+++ INFORMATION SUPPLIED +++

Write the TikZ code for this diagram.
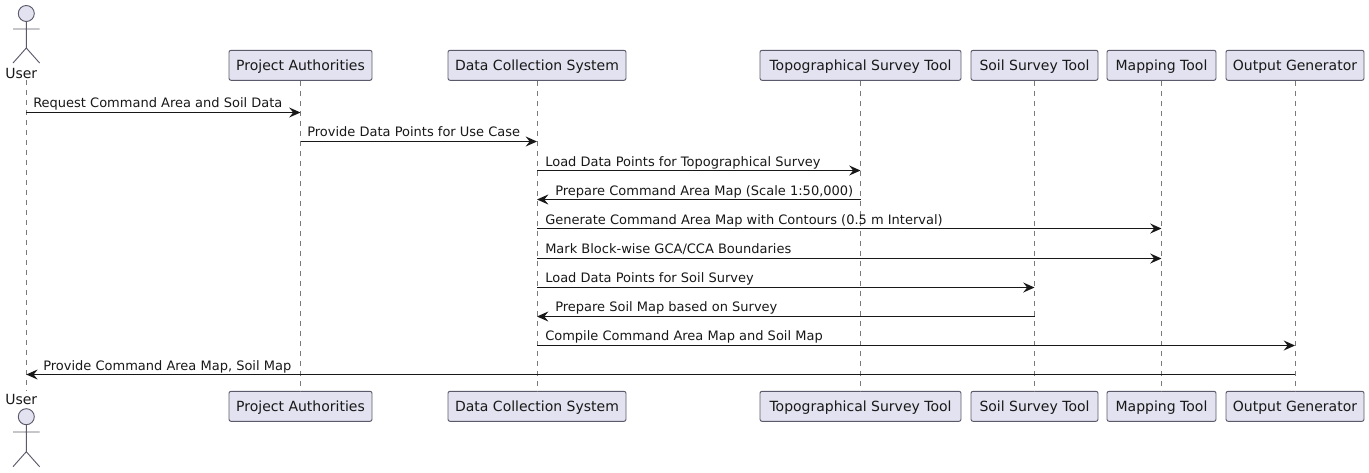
\documentclass[tikz,border=0pt]{standalone}
\usepackage{fontspec}
\setmainfont{DejaVu Sans}
\usetikzlibrary{arrows.meta}
\definecolor{partfill}{HTML}{E2E2F0}
\definecolor{partline}{HTML}{5A5A6A}
\definecolor{lifeline}{HTML}{7A7A7A}
\definecolor{ink}{HTML}{181818}
\tikzset{
  x=0.75pt,y=-0.75pt,
  part/.style={draw=partline,fill=partfill,rounded corners=1.5pt,line width=0.7pt,minimum height=22.5pt,inner sep=0pt,text=ink,text height=9.5pt,text depth=2pt,font=\fontsize{10.5pt}{12pt}\selectfont},
  actorname/.style={anchor=base,inner sep=0pt,text=ink,font=\fontsize{10.5pt}{12pt}\selectfont},
  life/.style={draw=lifeline,line width=0.6pt,dash pattern=on 3.75pt off 3.75pt},
  msg/.style={draw=ink,line width=0.8pt,-{Stealth[length=8.5pt,width=7.5pt,inset=3pt]}},
  msglabel/.style={anchor=base west,inner sep=0pt,text=ink,font=\fontsize{9.75pt}{12pt}\selectfont},
  stick/.style={draw=partline,line width=0.7pt},
  head/.style={draw=partline,fill=partfill,line width=0.7pt}
}
\begin{document}
\begin{tikzpicture}
\useasboundingbox (0,0) rectangle (1369,472);
% top row
\node[actorname] (user) at (21.3,78) {User};
\coordinate (ut) at (26.3,80);
\node[part,minimum width=107.25pt] (pa) at (300.5,65.3) {Project Authorities};
\node[part,minimum width=133.5pt] (dc) at (537,65.3) {Data Collection System};
\node[part,minimum width=150.75pt] (ts) at (860.5,65.3) {Topographical Survey Tool};
\node[part,minimum width=95.25pt] (ss) at (1034.5,65.3) {Soil Survey Tool};
\node[part,minimum width=81.75pt] (mt) at (1161.5,65.3) {Mapping Tool};
\node[part,minimum width=103.5pt] (og) at (1295,65.3) {Output Generator};
% bottom row
\node[actorname] (userb) at (21.3,404.5) {User};
\coordinate (ub) at (26.3,391);
\node[part,minimum width=107.25pt] (pab) at (300.5,406.3) {Project Authorities};
\node[part,minimum width=133.5pt] (dcb) at (537,406.3) {Data Collection System};
\node[part,minimum width=150.75pt] (tsb) at (860.5,406.3) {Topographical Survey Tool};
\node[part,minimum width=95.25pt] (ssb) at (1034.5,406.3) {Soil Survey Tool};
\node[part,minimum width=81.75pt] (mtb) at (1161.5,406.3) {Mapping Tool};
\node[part,minimum width=103.5pt] (ogb) at (1295,406.3) {Output Generator};
% lifelines
\draw[life] (ut) -- (ub);
\draw[life] (pa.south) -- (pab.north);
\draw[life] (dc.south) -- (dcb.north);
\draw[life] (ts.south) -- (tsb.north);
\draw[life] (ss.south) -- (ssb.north);
\draw[life] (mt.south) -- (mtb.north);
\draw[life] (og.south) -- (ogb.north);
% actors
\draw[head] (26.3,13.5) circle (6pt);
\draw[stick] (26.3,21.5) -- (26.3,48) (13,29) -- (39.6,29) (13,63) -- (26.3,48) -- (39.6,63);
\draw[head] (26.3,416.7) circle (6pt);
\draw[stick] (26.3,424.7) -- (26.3,451.7) (13,432) -- (39.6,432) (13,466.7) -- (26.3,451.7) -- (39.6,466.7);
% message levels
\coordinate (m1) at (0,112.5);
\coordinate (m2) at (0,141.5);
\coordinate (m3) at (0,170.5);
\coordinate (m4) at (0,199.5);
\coordinate (m5) at (0,228.5);
\coordinate (m6) at (0,258.5);
\coordinate (m7) at (0,287.5);
\coordinate (m8) at (0,316.5);
\coordinate (m9) at (0,345.5);
\coordinate (m10) at (0,374.5);
% messages
\draw[msg] (ut |- m1) -- (pa |- m1);
\draw[msg] (pa |- m2) -- (dc |- m2);
\draw[msg] (dc |- m3) -- (ts |- m3);
\draw[msg] (ts |- m4) -- (dc |- m4);
\draw[msg] (dc |- m5) -- (mt |- m5);
\draw[msg] (dc |- m6) -- (mt |- m6);
\draw[msg] (dc |- m7) -- (ss |- m7);
\draw[msg] (ss |- m8) -- (dc |- m8);
\draw[msg] (dc |- m9) -- (og |- m9);
\draw[msg] (og |- m10) -- (ut |- m10);
% labels
\node[msglabel] (l1) at (33,107) {Request Command Area and Soil Data};
\node[msglabel] (l2) at (307,136) {Provide Data Points for Use Case};
\node[msglabel] (l3) at (545,166) {Load Data Points for Topographical Survey};
\node[msglabel] (l4) at (555,195) {Prepare Command Area Map (Scale 1:50,000)};
\node[msglabel] (l5) at (545,224) {Generate Command Area Map with Contours (0.5 m Interval)};
\node[msglabel] (l6) at (545,253) {Mark Block-wise GCA/CCA Boundaries};
\node[msglabel] (l7) at (545,282) {Load Data Points for Soil Survey};
\node[msglabel] (l8) at (555,311) {Prepare Soil Map based on Survey};
\node[msglabel] (l9) at (545,340) {Compile Command Area Map and Soil Map};
\node[msglabel] (l10) at (43,370) {Provide Command Area Map, Soil Map};
\end{tikzpicture}
\end{document}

+++

_GOAL_: Go through the listing above and quote it exactly, apart from its images.

_ANSWER TO THE EXERCISE_:
Write the TikZ code for this diagram.
\documentclass[tikz,border=0pt]{standalone}
\usepackage{fontspec}
\setmainfont{DejaVu Sans}
\usetikzlibrary{arrows.meta}
\definecolor{partfill}{HTML}{E2E2F0}
\definecolor{partline}{HTML}{5A5A6A}
\definecolor{lifeline}{HTML}{7A7A7A}
\definecolor{ink}{HTML}{181818}
\tikzset{
  x=0.75pt,y=-0.75pt,
  part/.style={draw=partline,fill=partfill,rounded corners=1.5pt,line width=0.7pt,minimum height=22.5pt,inner sep=0pt,text=ink,text height=9.5pt,text depth=2pt,font=\fontsize{10.5pt}{12pt}\selectfont},
  actorname/.style={anchor=base,inner sep=0pt,text=ink,font=\fontsize{10.5pt}{12pt}\selectfont},
  life/.style={draw=lifeline,line width=0.6pt,dash pattern=on 3.75pt off 3.75pt},
  msg/.style={draw=ink,line width=0.8pt,-{Stealth[length=8.5pt,width=7.5pt,inset=3pt]}},
  msglabel/.style={anchor=base west,inner sep=0pt,text=ink,font=\fontsize{9.75pt}{12pt}\selectfont},
  stick/.style={draw=partline,line width=0.7pt},
  head/.style={draw=partline,fill=partfill,line width=0.7pt}
}
\begin{document}
\begin{tikzpicture}
\useasboundingbox (0,0) rectangle (1369,472);
% top row
\node[actorname] (user) at (21.3,78) {User};
\coordinate (ut) at (26.3,80);
\node[part,minimum width=107.25pt] (pa) at (300.5,65.3) {Project Authorities};
\node[part,minimum width=133.5pt] (dc) at (537,65.3) {Data Collection System};
\node[part,minimum width=150.75pt] (ts) at (860.5,65.3) {Topographical Survey Tool};
\node[part,minimum width=95.25pt] (ss) at (1034.5,65.3) {Soil Survey Tool};
\node[part,minimum width=81.75pt] (mt) at (1161.5,65.3) {Mapping Tool};
\node[part,minimum width=103.5pt] (og) at (1295,65.3) {Output Generator};
% bottom row
\node[actorname] (userb) at (21.3,404.5) {User};
\coordinate (ub) at (26.3,391);
\node[part,minimum width=107.25pt] (pab) at (300.5,406.3) {Project Authorities};
\node[part,minimum width=133.5pt] (dcb) at (537,406.3) {Data Collection System};
\node[part,minimum width=150.75pt] (tsb) at (860.5,406.3) {Topographical Survey Tool};
\node[part,minimum width=95.25pt] (ssb) at (1034.5,406.3) {Soil Survey Tool};
\node[part,minimum width=81.75pt] (mtb) at (1161.5,406.3) {Mapping Tool};
\node[part,minimum width=103.5pt] (ogb) at (1295,406.3) {Output Generator};
% lifelines
\draw[life] (ut) -- (ub);
\draw[life] (pa.south) -- (pab.north);
\draw[life] (dc.south) -- (dcb.north);
\draw[life] (ts.south) -- (tsb.north);
\draw[life] (ss.south) -- (ssb.north);
\draw[life] (mt.south) -- (mtb.north);
\draw[life] (og.south) -- (ogb.north);
% actors
\draw[head] (26.3,13.5) circle (6pt);
\draw[stick] (26.3,21.5) -- (26.3,48) (13,29) -- (39.6,29) (13,63) -- (26.3,48) -- (39.6,63);
\draw[head] (26.3,416.7) circle (6pt);
\draw[stick] (26.3,424.7) -- (26.3,451.7) (13,432) -- (39.6,432) (13,466.7) -- (26.3,451.7) -- (39.6,466.7);
% message levels
\coordinate (m1) at (0,112.5);
\coordinate (m2) at (0,141.5);
\coordinate (m3) at (0,170.5);
\coordinate (m4) at (0,199.5);
\coordinate (m5) at (0,228.5);
\coordinate (m6) at (0,258.5);
\coordinate (m7) at (0,287.5);
\coordinate (m8) at (0,316.5);
\coordinate (m9) at (0,345.5);
\coordinate (m10) at (0,374.5);
% messages
\draw[msg] (ut |- m1) -- (pa |- m1);
\draw[msg] (pa |- m2) -- (dc |- m2);
\draw[msg] (dc |- m3) -- (ts |- m3);
\draw[msg] (ts |- m4) -- (dc |- m4);
\draw[msg] (dc |- m5) -- (mt |- m5);
\draw[msg] (dc |- m6) -- (mt |- m6);
\draw[msg] (dc |- m7) -- (ss |- m7);
\draw[msg] (ss |- m8) -- (dc |- m8);
\draw[msg] (dc |- m9) -- (og |- m9);
\draw[msg] (og |- m10) -- (ut |- m10);
% labels
\node[msglabel] (l1) at (33,107) {Request Command Area and Soil Data};
\node[msglabel] (l2) at (307,136) {Provide Data Points for Use Case};
\node[msglabel] (l3) at (545,166) {Load Data Points for Topographical Survey};
\node[msglabel] (l4) at (555,195) {Prepare Command Area Map (Scale 1:50,000)};
\node[msglabel] (l5) at (545,224) {Generate Command Area Map with Contours (0.5 m Interval)};
\node[msglabel] (l6) at (545,253) {Mark Block-wise GCA/CCA Boundaries};
\node[msglabel] (l7) at (545,282) {Load Data Points for Soil Survey};
\node[msglabel] (l8) at (555,311) {Prepare Soil Map based on Survey};
\node[msglabel] (l9) at (545,340) {Compile Command Area Map and Soil Map};
\node[msglabel] (l10) at (43,370) {Provide Command Area Map, Soil Map};
\end{tikzpicture}
\end{document}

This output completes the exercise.